> **Given problem**:
Search the data for the word "that" and copy every line where it occurs.

Rows from a dataset of charts and code
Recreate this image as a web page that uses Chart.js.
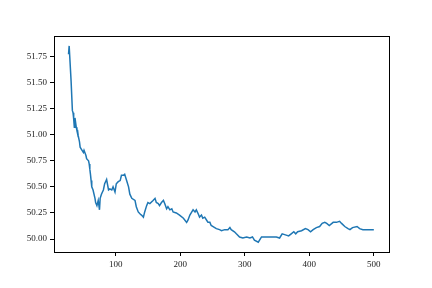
<!DOCTYPE html>
<html>
<head>
<meta charset="utf-8">
<script src="https://cdn.jsdelivr.net/npm/chart.js@4"></script>
<style>
  html, body { margin: 0; padding: 0; background: #fff; }
  #wrap { width: 432px; height: 288px; }
</style>
</head>
<body>
<div id="wrap"><canvas id="chart"></canvas></div>
<script>
// values
const xValues = [27, 28, 29, 31, 33, 34, 35, 36, 37, 39, 40, 41, 42, 44, 45, 47, 50, 51, 54, 55,
    58, 59, 60, 61, 62, 63, 65, 68, 69, 71, 73, 75, 76, 78, 81, 83, 86, 89, 91, 94,
    96, 99, 101, 104, 107, 109, 112, 114, 117, 120, 122, 125, 130, 132, 135, 138, 140, 143, 145, 148,
    150, 153, 158, 161, 163, 166, 168, 171, 174, 176, 179, 181, 184, 187, 189, 194, 199, 205, 210, 212,
    215, 218, 220, 223, 225, 228, 230, 233, 235, 238, 241, 243, 246, 248, 251, 256, 261, 264, 269, 274,
    277, 279, 284, 287, 292, 297, 303, 308, 312, 315, 321, 326, 331, 339, 344, 349, 354, 358, 363, 368,
    372, 376, 379, 382, 388, 394, 398, 402, 406, 411, 416, 420, 424, 427, 431, 437, 442, 447, 450, 455,
    460, 463, 467, 474, 478, 483, 491, 496, 500];
const yValues = [51.77, 51.85, 51.85, 51.51, 51.23, 51.21, 51.15, 51.07, 51.16, 51.07, 51.04, 51.04, 50.99, 50.93, 50.88, 50.86, 50.83, 50.85, 50.80, 50.77,
    50.75, 50.72, 50.67, 50.62, 50.56, 50.50, 50.47, 50.39, 50.35, 50.32, 50.37, 50.28, 50.39, 50.43, 50.47, 50.53, 50.57, 50.47, 50.48, 50.47,
    50.50, 50.45, 50.53, 50.55, 50.56, 50.61, 50.61, 50.62, 50.56, 50.50, 50.43, 50.39, 50.37, 50.31, 50.26, 50.24, 50.23, 50.21, 50.26, 50.32,
    50.35, 50.34, 50.37, 50.39, 50.35, 50.34, 50.32, 50.35, 50.37, 50.34, 50.29, 50.31, 50.28, 50.29, 50.26, 50.25, 50.23, 50.20, 50.16, 50.18,
    50.23, 50.26, 50.28, 50.26, 50.28, 50.24, 50.21, 50.23, 50.20, 50.21, 50.18, 50.16, 50.16, 50.13, 50.12, 50.10, 50.09, 50.08, 50.09, 50.09,
    50.11, 50.09, 50.07, 50.05, 50.02, 50.01, 50.02, 50.01, 50.02, 49.99, 49.97, 50.02, 50.02, 50.02, 50.02, 50.02, 50.01, 50.05, 50.04, 50.03,
    50.05, 50.07, 50.05, 50.07, 50.08, 50.10, 50.09, 50.07, 50.09, 50.11, 50.12, 50.15, 50.16, 50.15, 50.13, 50.16, 50.16, 50.17, 50.15, 50.12,
    50.10, 50.09, 50.11, 50.12, 50.10, 50.09, 50.09, 50.09, 50.09];
const xTicks = [100, 200, 300, 400, 500];
const yTicks = [50.00, 50.25, 50.50, 50.75, 51.00, 51.25, 51.50, 51.75];

const points = xValues.map(function(x, i) {
    return { x: x, y: yValues[i] };
});

const frame = {
    id: 'frame',
    afterDraw: function(chart) {
        const a = chart.chartArea;
        const ctx = chart.ctx;
        ctx.save();
        ctx.strokeStyle = '#000';
        ctx.lineWidth = 1;
        ctx.strokeRect(Math.round(a.left) + 0.5, Math.round(a.top) + 0.5,
            Math.round(a.right - a.left), Math.round(a.bottom - a.top));
        ctx.restore();
    }
};

const tickFont = { family: '"Liberation Serif", "DejaVu Serif", serif', size: 9 };

new Chart(document.getElementById('chart'), {
    type: 'line',
    data: {
        datasets: [{
            data: points,
            borderColor: '#1f77b4',
            borderWidth: 1.5,
            pointRadius: 0,
            tension: 0,
            fill: false
        }]
    },
    options: {
        responsive: true,
        maintainAspectRatio: false,
        animation: false,
        events: [],
        layout: { padding: { top: 36, right: 43, left: 0, bottom: 0 } },
        plugins: { legend: { display: false }, tooltip: { enabled: false } },
        scales: {
            x: {
                type: 'linear',
                min: 4.5,
                max: 523.5,
                afterFit: function(s) { s.height = 36; },
                afterBuildTicks: function(s) { s.ticks = xTicks.map(function(v) { return { value: v }; }); },
                border: { display: false },
                grid: { drawOnChartArea: false, drawTicks: true, tickLength: 4, tickColor: '#000' },
                ticks: { color: '#222', font: tickFont, padding: 3, maxRotation: 0,
                    callback: function(v) { return String(v); } }
            },
            y: {
                type: 'linear',
                min: 49.876,
                max: 51.945,
                afterFit: function(s) { s.width = 54; },
                afterBuildTicks: function(s) { s.ticks = yTicks.map(function(v) { return { value: v }; }); },
                border: { display: false },
                grid: { drawOnChartArea: false, drawTicks: true, tickLength: 4, tickColor: '#000' },
                ticks: { color: '#222', font: tickFont, padding: 3,
                    callback: function(v) { return Number(v).toFixed(2); } }
            }
        }
    },
    plugins: [frame]
});
</script>
</body>
</html>
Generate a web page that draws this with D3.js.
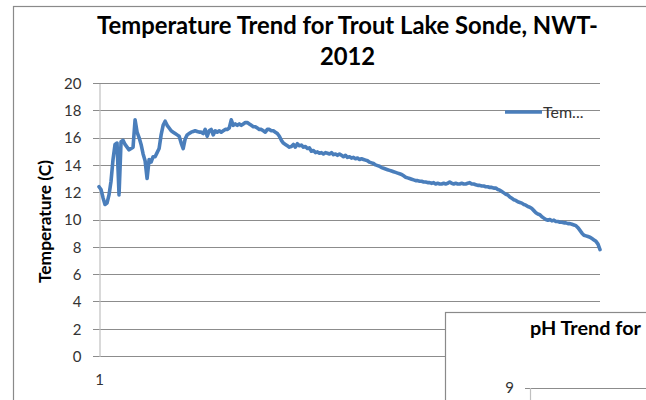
<!DOCTYPE html>
<html>
<head>
<meta charset="utf-8">
<script src="https://cdn.jsdelivr.net/npm/d3@7"></script>
<style>
  html, body { margin: 0; padding: 0; background: #fff; overflow: hidden; }
  svg { display: block; }
  text { font-family: Lato, "Open Sans", "DejaVu Sans", sans-serif; }
</style>
</head>
<body>
<svg id="chart" width="646" height="400"></svg>
<script>
// Sonde temperature readings (°C), one per logged sample
const temps = [
  12.4, 12.2, 11.6, 11.1, 11.2, 11.8, 12.8, 14.4, 15.5, 15.6,
  11.8, 15.7, 15.8, 15.5, 15.3, 15.1, 15.2, 15.3, 17.3, 16.4,
  16.0, 15.5, 14.8, 14.3, 13.0, 14.4, 14.2, 14.6, 14.6, 14.9,
  15.2, 16.2, 16.9, 17.2, 16.9, 16.7, 16.5, 16.4, 16.3, 16.2,
  16.1, 15.6, 15.2, 15.9, 16.2, 16.3, 16.4, 16.45, 16.5, 16.45,
  16.4, 16.4, 16.3, 16.6, 16.1, 16.5, 16.6, 16.2, 16.5, 16.4,
  16.5, 16.4, 16.5, 16.6, 16.6, 16.7, 17.3, 16.9, 17.0, 16.9,
  17.0, 16.9, 17.0, 17.1, 17.1, 17.0, 16.9, 16.8, 16.8, 16.7,
  16.6, 16.6, 16.5, 16.4, 16.6, 16.6, 16.5, 16.5, 16.4, 16.3,
  16.1, 15.8, 15.6, 15.5, 15.4, 15.3, 15.35, 15.5, 15.3, 15.55,
  15.4, 15.45, 15.3, 15.35, 15.2, 15.25, 15.0, 15.05, 14.9, 14.95,
  14.85, 14.9, 14.8, 14.9, 14.85, 14.8, 14.9, 14.75, 14.8, 14.7,
  14.8, 14.7, 14.6, 14.7, 14.55, 14.6, 14.5, 14.55, 14.45, 14.5,
  14.4, 14.45, 14.4, 14.35, 14.3, 14.2, 14.15, 14.1, 14.0, 13.95,
  13.9, 13.8, 13.75, 13.7, 13.65, 13.6, 13.55, 13.5, 13.45, 13.4,
  13.35, 13.3, 13.2, 13.1, 13.05, 13.0, 12.95, 12.9, 12.85, 12.85,
  12.8, 12.8, 12.75, 12.75, 12.7, 12.7, 12.65, 12.7, 12.6, 12.65,
  12.6, 12.6, 12.65, 12.6, 12.65, 12.75, 12.65, 12.6, 12.65, 12.6,
  12.6, 12.65, 12.6, 12.6, 12.65, 12.7, 12.6, 12.6, 12.55, 12.5,
  12.5, 12.45, 12.45, 12.4, 12.4, 12.35, 12.35, 12.3, 12.3, 12.2,
  12.15, 12.05, 11.95, 11.85, 11.8, 11.65, 11.55, 11.45, 11.4, 11.3,
  11.25, 11.2, 11.1, 11.05, 10.95, 10.9, 10.8, 10.65, 10.5, 10.4,
  10.35, 10.2, 10.1, 10.0, 9.95, 10.0, 9.9, 9.95, 9.85, 9.85,
  9.8, 9.8, 9.75, 9.75, 9.7, 9.7, 9.65, 9.6, 9.55, 9.4,
  9.2, 9.0, 8.85, 8.8, 8.75, 8.7, 8.6, 8.5, 8.4, 8.2,
  7.8
];
// Sample numbers used as the category axis
const samples = temps.map((_, i) => i + 1);
const yTicks = [0, 2, 4, 6, 8, 10, 12, 14, 16, 18, 20];
const xTickLabels = [1];
const seriesName = "Temperature";
const phTicks = [9];

const svg = d3.select("#chart");
const gridColor = "#8c8c8c";
const lineColor = "#4a7ebb";
const textColor = "#333";

// Shrink or grow a text element's font until it spans the given width
function fitWidth(sel, width) {
  const node = sel.node();
  const fs = parseFloat(sel.attr("font-size"));
  const w = node.getComputedTextLength();
  sel.attr("font-size", (fs * width / w).toFixed(2));
}

// Outer chart frame
svg.append("rect")
  .attr("x", 13.5).attr("y", 6.5)
  .attr("width", 700).attr("height", 500)
  .attr("fill", "#fff").attr("stroke", "#8a8a8a").attr("stroke-width", 1.2);

// Title
const t1 = svg.append("text")
  .attr("x", 347.5).attr("y", 34)
  .attr("text-anchor", "middle").attr("font-weight", "bold")
  .attr("font-size", 21).attr("fill", "#000")
  .text("Temperature Trend for Trout Lake Sonde, NWT-");
fitWidth(t1, 501);
svg.append("text")
  .attr("x", 347.5).attr("y", 65)
  .attr("text-anchor", "middle").attr("font-weight", "bold")
  .attr("font-size", t1.attr("font-size")).attr("fill", "#000")
  .text("2012");

// Scales
const x = d3.scalePoint().domain(samples).range([99, 600]);
const y = d3.scaleLinear().domain([0, 20]).range([356, 83]);

// Horizontal gridlines
svg.append("g").selectAll("line")
  .data(yTicks)
  .join("line")
  .attr("x1", 93).attr("x2", 600)
  .attr("y1", d => Math.round(y(d)) + 0.5)
  .attr("y2", d => Math.round(y(d)) + 0.5)
  .attr("stroke", gridColor).attr("stroke-width", 1.1);

// Y axis
const yAxis = svg.append("g")
  .attr("transform", "translate(99.5,0.5)")
  .call(d3.axisLeft(y).tickValues(yTicks).tickSize(0).tickPadding(18));
yAxis.select(".domain").attr("stroke", "#c0c0c0").attr("stroke-width", 1.2);
yAxis.selectAll("text")
  .attr("font-family", "Lato, sans-serif").attr("font-size", 15).attr("fill", textColor);

// X axis labels
const xAxis = svg.append("g")
  .attr("transform", "translate(0,356)")
  .call(d3.axisBottom(x).tickValues(xTickLabels).tickSize(0).tickPadding(18));
xAxis.select(".domain").remove();
xAxis.selectAll("text")
  .attr("font-family", "Lato, sans-serif").attr("font-size", 15).attr("fill", textColor);

// Y axis title
const yTitle = svg.append("text")
  .attr("transform", "translate(51,221.5) rotate(-90)")
  .attr("text-anchor", "middle").attr("font-weight", "bold")
  .attr("font-size", 13).attr("fill", "#000")
  .text("Temperature (C)");
fitWidth(yTitle, 123);

// Temperature series
const line = d3.line()
  .x((d, i) => x(samples[i]))
  .y(d => y(d));
svg.append("path")
  .datum(temps)
  .attr("d", line)
  .attr("fill", "none")
  .attr("stroke", lineColor)
  .attr("stroke-width", 3.6)
  .attr("stroke-linejoin", "round")
  .attr("stroke-linecap", "round");

// Legend
svg.append("line")
  .attr("x1", 505).attr("x2", 542).attr("y1", 112).attr("y2", 112)
  .attr("stroke", lineColor).attr("stroke-width", 3.6);
svg.append("text")
  .attr("x", 543).attr("y", 117.5)
  .attr("font-size", 16).attr("fill", textColor)
  .text(seriesName.slice(0, 3) + "...");

// Overlapping pH chart frame
const ph = svg.append("g");
ph.append("rect")
  .attr("x", 445.5).attr("y", 312.5)
  .attr("width", 400).attr("height", 300)
  .attr("fill", "#fff").attr("stroke", "#8a8a8a").attr("stroke-width", 1.2);
const phTitle = ph.append("text")
  .attr("x", 530).attr("y", 335)
  .attr("font-weight", "bold").attr("font-size", 17).attr("fill", "#000")
  .text("pH Trend for");
fitWidth(phTitle, 111);
const phY = d3.scaleLinear().domain([0, 9]).range([640, 388]);
ph.append("g").selectAll("line")
  .data(phTicks)
  .join("line")
  .attr("x1", 525).attr("x2", 646)
  .attr("y1", d => Math.round(phY(d)) + 0.5)
  .attr("y2", d => Math.round(phY(d)) + 0.5)
  .attr("stroke", gridColor);
ph.append("line")
  .attr("x1", 530.5).attr("x2", 530.5)
  .attr("y1", 388).attr("y2", 400)
  .attr("stroke", "#c0c0c0").attr("stroke-width", 1.2);
ph.append("g").selectAll("text")
  .data(phTicks)
  .join("text")
  .attr("x", 514).attr("y", d => phY(d))
  .attr("dy", "0.32em").attr("text-anchor", "end")
  .attr("font-size", 15).attr("fill", textColor)
  .text(d => d);
</script>
</body>
</html>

> **Solution to the problem**:
Recreate this image as a web page that uses Chart.js.
Generate a web page that draws this with D3.js.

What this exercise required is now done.